-- start of Material --
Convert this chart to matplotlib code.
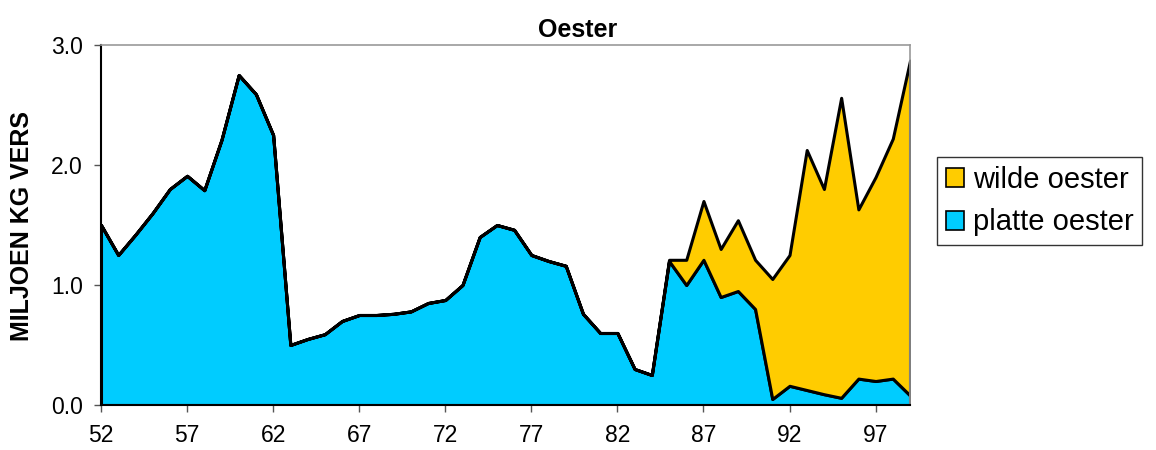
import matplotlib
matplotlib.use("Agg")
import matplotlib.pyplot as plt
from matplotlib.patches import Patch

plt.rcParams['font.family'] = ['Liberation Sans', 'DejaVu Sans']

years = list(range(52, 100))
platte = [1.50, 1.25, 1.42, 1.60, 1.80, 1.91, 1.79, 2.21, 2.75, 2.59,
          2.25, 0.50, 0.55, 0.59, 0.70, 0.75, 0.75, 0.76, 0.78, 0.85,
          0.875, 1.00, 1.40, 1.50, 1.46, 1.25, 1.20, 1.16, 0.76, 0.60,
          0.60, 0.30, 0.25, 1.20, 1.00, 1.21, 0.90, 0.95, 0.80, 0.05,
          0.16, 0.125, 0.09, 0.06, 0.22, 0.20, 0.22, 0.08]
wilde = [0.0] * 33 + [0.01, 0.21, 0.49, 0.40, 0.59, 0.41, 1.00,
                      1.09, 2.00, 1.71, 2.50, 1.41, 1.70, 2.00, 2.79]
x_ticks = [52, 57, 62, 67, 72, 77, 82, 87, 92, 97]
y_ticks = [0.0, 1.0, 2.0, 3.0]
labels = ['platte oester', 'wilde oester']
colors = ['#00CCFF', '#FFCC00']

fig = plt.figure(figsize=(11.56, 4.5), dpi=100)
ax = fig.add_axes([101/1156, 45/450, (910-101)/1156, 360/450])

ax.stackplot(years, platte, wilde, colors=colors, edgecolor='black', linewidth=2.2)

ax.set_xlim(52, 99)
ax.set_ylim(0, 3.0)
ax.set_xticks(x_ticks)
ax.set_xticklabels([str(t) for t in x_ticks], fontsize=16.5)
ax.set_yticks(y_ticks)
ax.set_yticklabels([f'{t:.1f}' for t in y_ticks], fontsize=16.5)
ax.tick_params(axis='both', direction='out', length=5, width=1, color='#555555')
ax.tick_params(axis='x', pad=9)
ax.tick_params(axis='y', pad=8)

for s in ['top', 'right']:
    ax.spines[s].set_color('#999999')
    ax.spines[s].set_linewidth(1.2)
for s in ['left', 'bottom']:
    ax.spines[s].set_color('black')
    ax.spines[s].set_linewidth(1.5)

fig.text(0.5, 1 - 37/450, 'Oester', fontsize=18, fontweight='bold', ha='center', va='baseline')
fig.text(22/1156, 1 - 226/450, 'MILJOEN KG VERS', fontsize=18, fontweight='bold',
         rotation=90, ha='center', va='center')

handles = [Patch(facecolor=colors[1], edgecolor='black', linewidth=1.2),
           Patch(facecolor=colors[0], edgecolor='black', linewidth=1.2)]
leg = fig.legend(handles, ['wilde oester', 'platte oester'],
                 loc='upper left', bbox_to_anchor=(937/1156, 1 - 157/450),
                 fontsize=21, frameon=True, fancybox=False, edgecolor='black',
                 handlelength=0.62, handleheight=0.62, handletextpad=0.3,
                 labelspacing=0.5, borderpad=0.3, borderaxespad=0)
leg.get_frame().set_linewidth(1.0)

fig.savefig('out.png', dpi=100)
-- end of Material --
Repeat, word for word and with no pictures, only the lines running from the beginning of the data to the line that contains "ax.tick_params(axis='y', pad=8)".

— Task response —
Convert this chart to matplotlib code.
import matplotlib
matplotlib.use("Agg")
import matplotlib.pyplot as plt
from matplotlib.patches import Patch

plt.rcParams['font.family'] = ['Liberation Sans', 'DejaVu Sans']

years = list(range(52, 100))
platte = [1.50, 1.25, 1.42, 1.60, 1.80, 1.91, 1.79, 2.21, 2.75, 2.59,
          2.25, 0.50, 0.55, 0.59, 0.70, 0.75, 0.75, 0.76, 0.78, 0.85,
          0.875, 1.00, 1.40, 1.50, 1.46, 1.25, 1.20, 1.16, 0.76, 0.60,
          0.60, 0.30, 0.25, 1.20, 1.00, 1.21, 0.90, 0.95, 0.80, 0.05,
          0.16, 0.125, 0.09, 0.06, 0.22, 0.20, 0.22, 0.08]
wilde = [0.0] * 33 + [0.01, 0.21, 0.49, 0.40, 0.59, 0.41, 1.00,
                      1.09, 2.00, 1.71, 2.50, 1.41, 1.70, 2.00, 2.79]
x_ticks = [52, 57, 62, 67, 72, 77, 82, 87, 92, 97]
y_ticks = [0.0, 1.0, 2.0, 3.0]
labels = ['platte oester', 'wilde oester']
colors = ['#00CCFF', '#FFCC00']

fig = plt.figure(figsize=(11.56, 4.5), dpi=100)
ax = fig.add_axes([101/1156, 45/450, (910-101)/1156, 360/450])

ax.stackplot(years, platte, wilde, colors=colors, edgecolor='black', linewidth=2.2)

ax.set_xlim(52, 99)
ax.set_ylim(0, 3.0)
ax.set_xticks(x_ticks)
ax.set_xticklabels([str(t) for t in x_ticks], fontsize=16.5)
ax.set_yticks(y_ticks)
ax.set_yticklabels([f'{t:.1f}' for t in y_ticks], fontsize=16.5)
ax.tick_params(axis='both', direction='out', length=5, width=1, color='#555555')
ax.tick_params(axis='x', pad=9)
ax.tick_params(axis='y', pad=8)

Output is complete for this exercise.